The answer is superior doctrine. This seems obvious in retrospect and by mid-war everyone understood it but the Germans were the first to figure out that the most effective way to deploy tanks was to mass them and use them to smash through weak points in the enemy's line then encircle and destroy large enemy formations from behind. By 1943 this is what everyone was trying to do (see, for example, the Russian attack at Stalingrad in late 1942/early 1943). However, just a few years earlier in 1940 this was a completely untested idea. Most everyone else including especially the French viewed tanks as "infantry support" rather than a stand-alone weapon system. Thus, French tanks were scattered along the front. The French has more overall but where the Germans chose to attack they had a LOT more because they massed them and smashed through a weak spot.

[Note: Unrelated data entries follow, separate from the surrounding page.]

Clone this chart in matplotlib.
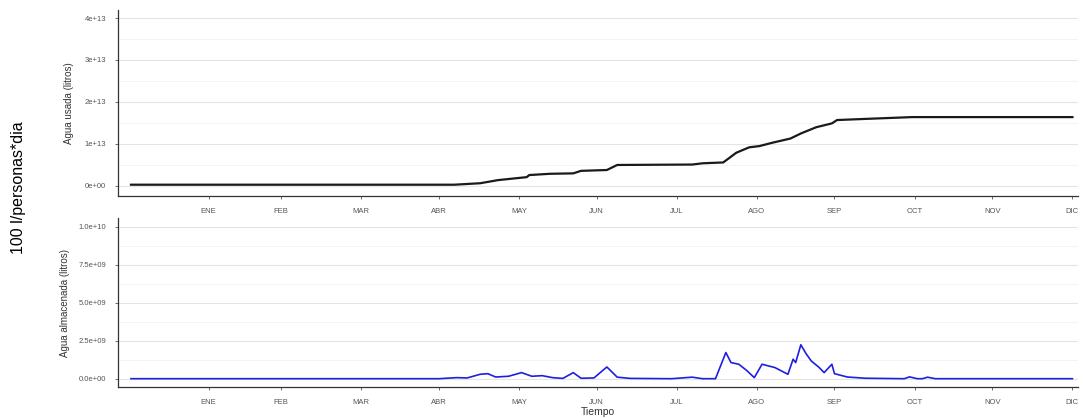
import numpy as np
import matplotlib.pyplot as plt

# Months (tick labels placed at month ends, day of year)
months = ['ENE', 'FEB', 'MAR', 'ABR', 'MAY', 'JUN', 'JUL', 'AGO', 'SEP', 'OCT', 'NOV', 'DIC']
month_days = [31, 59, 90, 120, 151, 181, 212, 243, 273, 304, 334, 365]

# Cumulative water used (litros)
used_day = [1, 126, 136, 143, 154, 155, 163, 172, 175, 185, 189, 218, 222, 230,
            235, 240, 244, 249, 256, 260, 266, 272, 274, 282, 303, 365]
used_val = [0.03e13, 0.03e13, 0.065e13, 0.14e13, 0.21e13, 0.26e13, 0.29e13, 0.30e13,
            0.36e13, 0.38e13, 0.50e13, 0.51e13, 0.54e13, 0.56e13, 0.79e13, 0.92e13,
            0.95e13, 1.03e13, 1.13e13, 1.25e13, 1.40e13, 1.49e13, 1.57e13, 1.59e13,
            1.64e13, 1.64e13]

# Stored water (litros)
stored_day = [1, 120, 127, 131, 136, 139, 142, 147, 152, 156, 160, 164, 168, 172, 175,
              180, 185, 189, 194, 210, 218, 222, 227, 231, 233, 236, 239, 242, 245,
              250, 255, 257, 258, 260, 262, 264, 267, 269, 272, 273, 278, 285, 300,
              302, 305, 307, 309, 312, 365]
stored_val = [0.0, 0.0, 0.07e9, 0.05e9, 0.29e9, 0.33e9, 0.11e9, 0.16e9, 0.40e9, 0.16e9,
              0.20e9, 0.07e9, 0.02e9, 0.40e9, 0.03e9, 0.05e9, 0.77e9, 0.10e9, 0.02e9,
              0.0, 0.10e9, 0.0, 0.0, 1.72e9, 1.06e9, 0.95e9, 0.55e9, 0.07e9, 0.95e9,
              0.73e9, 0.29e9, 1.28e9, 1.06e9, 2.23e9, 1.65e9, 1.17e9, 0.75e9, 0.40e9,
              0.95e9, 0.33e9, 0.11e9, 0.03e9, 0.0, 0.12e9, 0.0, 0.0, 0.10e9, 0.0, 0.0]

used_ticks = [0, 1e13, 2e13, 3e13, 4e13]
used_labels = ['0e+00', '1e+13', '2e+13', '3e+13', '4e+13']
stored_ticks = [0, 2.5e9, 5e9, 7.5e9, 1e10]
stored_labels = ['0.0e+00', '2.5e+09', '5.0e+09', '7.5e+09', '1.0e+10']

plt.rcParams['font.family'] = ['Liberation Sans', 'DejaVu Sans']

fig = plt.figure(figsize=(10.83, 4.18), dpi=100)
ax1 = fig.add_axes([0.109, 0.531, 0.886, 0.445])
ax2 = fig.add_axes([0.109, 0.074, 0.886, 0.404])

ax1.plot(used_day, used_val, color='#1a1a1a', linewidth=1.6)
ax2.plot(stored_day, stored_val, color='#1f1fe0', linewidth=1.2)

for ax, ticks, labels, lim in [(ax1, used_ticks, used_labels, (-0.24e13, 4.19e13)),
                               (ax2, stored_ticks, stored_labels, (-0.55e9, 10.55e9))]:
    ax.set_xlim(-4, 367)
    ax.set_ylim(*lim)
    ax.set_xticks(month_days)
    ax.set_xticklabels(months)
    ax.set_yticks(ticks)
    ax.set_yticklabels(labels)
    minor = [(a + b) / 2 for a, b in zip(ticks[:-1], ticks[1:])]
    ax.set_yticks(minor, minor=True)
    ax.tick_params(axis='y', which='minor', length=0)
    ax.grid(axis='y', which='major', color='#e4e4e4', linewidth=0.8)
    ax.grid(axis='y', which='minor', color='#f2f2f2', linewidth=0.6)
    ax.set_axisbelow(True)
    ax.tick_params(axis='both', which='major', labelsize=5.5, colors='#555555',
                   length=2.5, width=0.6, pad=6)
    for side in ['top', 'right']:
        ax.spines[side].set_visible(False)
    for side in ['left', 'bottom']:
        ax.spines[side].set_color('#333333')
        ax.spines[side].set_linewidth(0.9)

ax1.set_ylabel('Agua usada (litros)', fontsize=7, color='#333333', labelpad=8)
ax2.set_ylabel('Agua almacenada (litros)', fontsize=7, color='#333333', labelpad=6)
ax2.set_xlabel('Tiempo', fontsize=7.5, color='#333333', labelpad=1)

fig.text(0.017, 0.55, '100 l/personas*dia', rotation=90, fontsize=11.5,
         ha='center', va='center')

fig.savefig('out.png', dpi=100)
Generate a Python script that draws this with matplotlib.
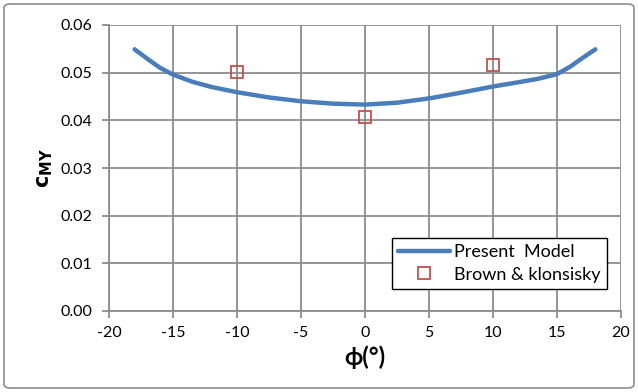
import matplotlib
matplotlib.use("Agg")
import matplotlib.pyplot as plt
from matplotlib.patches import FancyBboxPatch

# Present model curve
phi_model = [-18, -17, -16, -15, -13.5, -12, -10, -7.5, -5, -2.5, 0,
             2.5, 5, 7.5, 10, 12, 13.5, 15, 16, 17, 18]
cmy_model = [0.0549, 0.0529, 0.0510, 0.0496, 0.0481, 0.0470, 0.0459, 0.0448, 0.0440, 0.0435, 0.0433,
             0.0437, 0.0446, 0.0458, 0.0471, 0.0480, 0.0487, 0.0497, 0.0512, 0.0531, 0.0549]

# Brown & klonsisky data
phi_exp = [-10, 0, 10]
cmy_exp = [0.0501, 0.0407, 0.0516]

x_ticks = [-20, -15, -10, -5, 0, 5, 10, 15, 20]
y_ticks = [0.00, 0.01, 0.02, 0.03, 0.04, 0.05, 0.06]

plt.rcParams['font.family'] = ['Lato', 'DejaVu Sans']

fig = plt.figure(figsize=(6.38, 3.92), dpi=100)
ax = fig.add_axes([109/638, 1 - 311/392, (621-109)/638, (311-25)/392])

grid_c = '#8c8c8c'
ax.plot(phi_model, cmy_model, color='#4a7ebb', lw=3.2, solid_capstyle='round',
        solid_joinstyle='round', label='Present  Model', zorder=3)
ax.plot(phi_exp, cmy_exp, ls='none', marker='s', ms=9, mfc='none', mec='#c0504d',
        mew=1.3, label='Brown & klonsisky', zorder=4)

ax.set_xlim(-20, 20)
ax.set_ylim(0, 0.06)
ax.set_xticks(x_ticks)
ax.set_yticks(y_ticks)
ax.set_xticklabels([str(v) for v in x_ticks])
ax.set_yticklabels([f"{v:.2f}" for v in y_ticks])
ax.grid(True, color=grid_c, lw=1.3)
ax.set_axisbelow(True)
for s in ['top', 'right']:
    ax.spines[s].set_visible(False)
for s in ['left', 'bottom']:
    ax.spines[s].set_color(grid_c)
    ax.spines[s].set_linewidth(1.3)
ax.tick_params(axis='both', colors=grid_c, width=1.3, length=5, labelsize=11.5,
               labelcolor='black')
ax.tick_params(axis='x', pad=6)
ax.tick_params(axis='y', pad=7)

ax.set_xlabel('ϕ(°)', fontsize=17, fontweight='bold', labelpad=4)
ax.set_ylabel(r'$\mathbf{c}_{\mathbf{MY}}$', fontsize=15, labelpad=4)

leg = ax.legend(loc='lower right', bbox_to_anchor=(0.972, 0.077), fontsize=13,
                frameon=True, fancybox=False, edgecolor='black', framealpha=1,
                handlelength=2.9, handletextpad=0.2, borderpad=0.35,
                labelspacing=0.35, borderaxespad=0)
leg.get_frame().set_linewidth(1.0)

border = FancyBboxPatch((4/638, 4/392), 630/638, 384/392,
                        boxstyle='round,pad=0,rounding_size=0.01',
                        transform=fig.transFigure, fill=False,
                        edgecolor='#8c8c8c', lw=1.2)
fig.patches.append(border)

fig.savefig('out.png', dpi=100)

Similarly the Japanese attack on Pearl Harbor was such a stunning (tactical) success because it was the first use of a truly large scale mass of Aircraft Carriers. Even the British success at Taranto was with only (IIRC) two carriers. The Japanese sent six carriers to attack Pearl Harbor and, at the time, that was the largest grouping of carriers that had EVER been deployed. Some admirals in other navies had been arguing for this approach but the older, 'battleship admirals" saw Aircraft Carriers much like the French Generals saw Tanks. They viewed the Battleship as paramount and the Carrier as something of a "battleship support weapon".
Everyone in 1939 knew about tanks and carriers. Both had been around since the end of WWI but the late WWI tanks and carriers were first generation weapons that weren't very good. The tanks of 1918 were notoriously unreliable and not very well armored and the carriers of 1918 were miniscule rebuilds of other ships that carried a few primitive aircraft that more closely resembled the Wright flier than a modern plane. By 1939/40 tanks were modern, reliable, and well armored. Carriers were humongous and carried up to almost 100 all metal, single-wing, 350+ MPH planes.
The powers that were the most successful in 1939/40 weren't always the powers that had the most, they were the powers that deployed theirs most effectively.
This concerns me because we don't yet KNOW what the best methods of waging war will be in a world with A2/AD, drones, surveillance, remote warfare, etc. We can speculate but until a major war is fought we don't actually KNOW.